Along my journey, people would ask what I called myself. Because of my study and time in such places as the Holocaust Museum and a tour of Berlin, the name Christian was becoming harder and harder for me to deal with. I was appalled at the acts that have been done in the name of Christianity. Martin Luther, the “Church Fathers,” and others could never have done what they had done or believed what they believed if they had seen the Bible through the eyes I was seeing it through.

Life had brought me to a fork in the road. Was I to give up everything I had ever been taught and convert to Judaism? I pondered this. I was not against Judaism. In fact, I had learned much from my studies of rabbinic sources; but was that the answer for me? Was I part of the ten tribes that had been dispersed and assimilated so many centuries earlier? What was I to do? It was then that an Orthodox Jewish man directed me to the prophecy of Isaiah 56, specifically verse 6. There I was! I had found myself! I was not - as some had accused me of - trying to replace Israel. I was not to become Jewish. Who I had become was as old as the Torah itself. I was the foreigner who desired to be Joined to HaShem to serve Him, love Him, and be His worker. I was not replacing His family, but rather enlarging it. He had called me to be part of His family so many years ago. I would be as the one Isaiah would go on to prophesy about in chapter 63, one that Abraham would not recognize and Israel would not acknowledge. No matter. He had become my father. This in itself would be another concept hard to grasp as I had grown up without a father in the house.

It is now many years from that first trip to Israel. I am writing from a house located in the Hills of Samaria. It is my eighteenth trip to Israel.(2011) I have brought many people to this land, even during the time of the Intifada of 2000 to 2003. Through my times here, I have had experiences too many to mention. I have witnessed the atrocities first hand that have been done to this land and to the people of the land. I have seen with my own eyes the charred remains of a bombed café in Jerusalem, the broken glass of a pizzeria, and the blood on the wall of the French Hill bus stop.
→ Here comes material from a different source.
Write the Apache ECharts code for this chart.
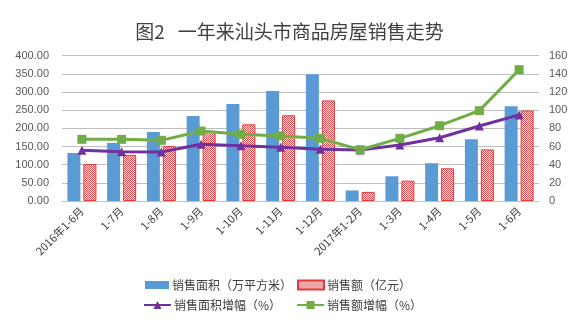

I have wept with and over friends who have been injured by suicide bombings. I have stood in prayer at the Western Wall, crying out with my Jewish brothers and sisters that the people of Gush Katif would not be driven from their homes. I have, and continue to see, the birth pangs of prophecy being fulfilled right before my eyes as I looked yesterday upon the empty home of the Fogel family in the “Settlement” of Itamar.

So where does my journey take me from here? That is a question I cannot nor would I desire to answer. To have the answer today may cause me to consider shrinking back from the path ahead. I have seen HaShem direct my path from that special day in 1986 and have no doubt He will continue to do so in the days to come. Where He directs my feet to walk is His business, not mine. My decision today is that no matter where my feet stand, I stand for Him, for His land, for His people, and for His Word. If I am misunderstood, persecuted, or worse, my course is set. My decision, I pray, is firm and unshakeable. I continue to walk in the responsibilities I have taught since my first trip to Israel. My prayer is words I have come to know as the foreigners prayer, the words of Isaiah 63:15 – 64:1, words of restoration. With these words, I cling to One I now know as Father, the G-d of Abraham, Isaac, and Jacob.